There is also a trust deficit to contend with. A growing body of public feedback shows that consumers remain wary of AI-based decisions in property and related services. Research from the Information Commissioner’s Office and consultancy company Cognizant shows that while automation is welcomed in administrative tasks, trust falls sharply when AI is used to make decisions with financial or legal implications.


This is especially relevant in sectors like property management and lettings, where AI is increasingly used to detect tenant-caused damage or justify deposit deductions. Stories from adjacent industries highlight the risks. Car rental firms such as Hertz have faced criticism for AI scanners that charge customers hundreds of pounds for barely visible dents or scratches (https://www.carscoops.com/2025/07/hertz-ai-complaints-are-spreading-faster-than-the-damage-it-flags/). Without a human in the loop, many felt the system was biased, opaque, or unfair. In a sector already fraught with disputes, property operators should take note. Transparency must accompany automation, or trust will erode.


AI’s potential in property: assist, not replace

Let's be clear, we are not a rejecting digital innovation. Hihouse has implemented a lot of automation tools to optimise our operations and this has been a transforming journey into our ability to operate efficiently, at scale with proven reliability. We support innovation and AI has clear benefits in property inspections. It can timestamp evidence, track changes over time, and help clerks identify recurring maintenance patterns or help with judgement. It brings a form of structure to chaos. But the strength of these systems lies in their ability to support, not supplant, professional judgment. This is our conclusion.


Well-trained human clerks do more than spot issues. They interpret them. They understand the implications of damage, the likelihood of wear, and the difference between cosmetic deterioration and actionable faults. They know that a water stain near a pipe might indicate a leak, while a smudge on a surface may be cleaning residue. These distinctions matter. And for legal defensibility, contextual judgment remains indispensable.

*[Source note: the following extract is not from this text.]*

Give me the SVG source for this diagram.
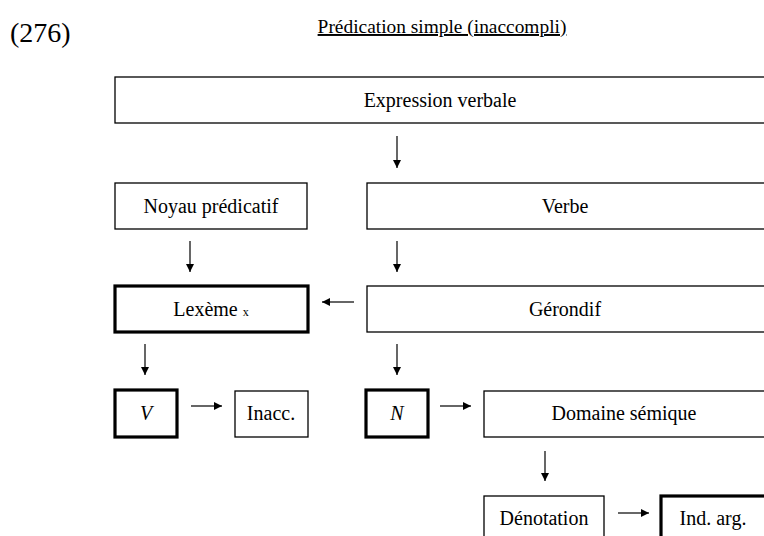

The legal risk of removing human oversight

Inventory reports are evidential documents. They are used in court, in tenancy deposit disputes, in insurance claims, and during regulatory audits. They must stand up to legal scrutiny. But that scrutiny often depends on reasoning, not just observation. What was the condition at the start of tenancy? Were changes reasonable? Was fair wear and tear correctly assessed? These are interpretive questions. They require human narrative, chronology, and sometimes explanation.


Fully automated reports rarely meet these standards. They lack the detailed annotations, photographic positioning, or narrative framing that adjudicators expect. And without a qualified professional’s name attached, accountability becomes unclear. In the event of a dispute, landlords and tenants may both find themselves unable to defend or challenge a claim credibly.


the road ahead: anticipating the evolution of ai in property

The next wave will take us beyond photo-based inspection. AI is beginning to power predictive analytics, weighting factors such as occupancy, asset performance, and weather patterns to forecast maintenance needs through systems like SnapInspect. Drone technology combined with thermal imaging is also improving rapid condition assessments, particularly for roofs and exteriors. The broader proptech ecosystem is coalescing around AI-native services, ranging from tenant screening to invoice processing and energy management. JLL’s research points toward a future where AI drives 90% of corporate real estate functions, operating in parallel with human experts rather than replacing them. Yet with expansion comes heightened responsibility: human context, legal transparency, and data governance must remain central.


This human-digital collaboration offers the best of both worlds. Technology provides consistency, structure, and efficiency. People provide reasoning, experience, and the ability to adapt to ambiguity. Our approach reflects a simple truth: in property, trust is built not by removing humans from the process, but by equipping them with better tools and sharper focus.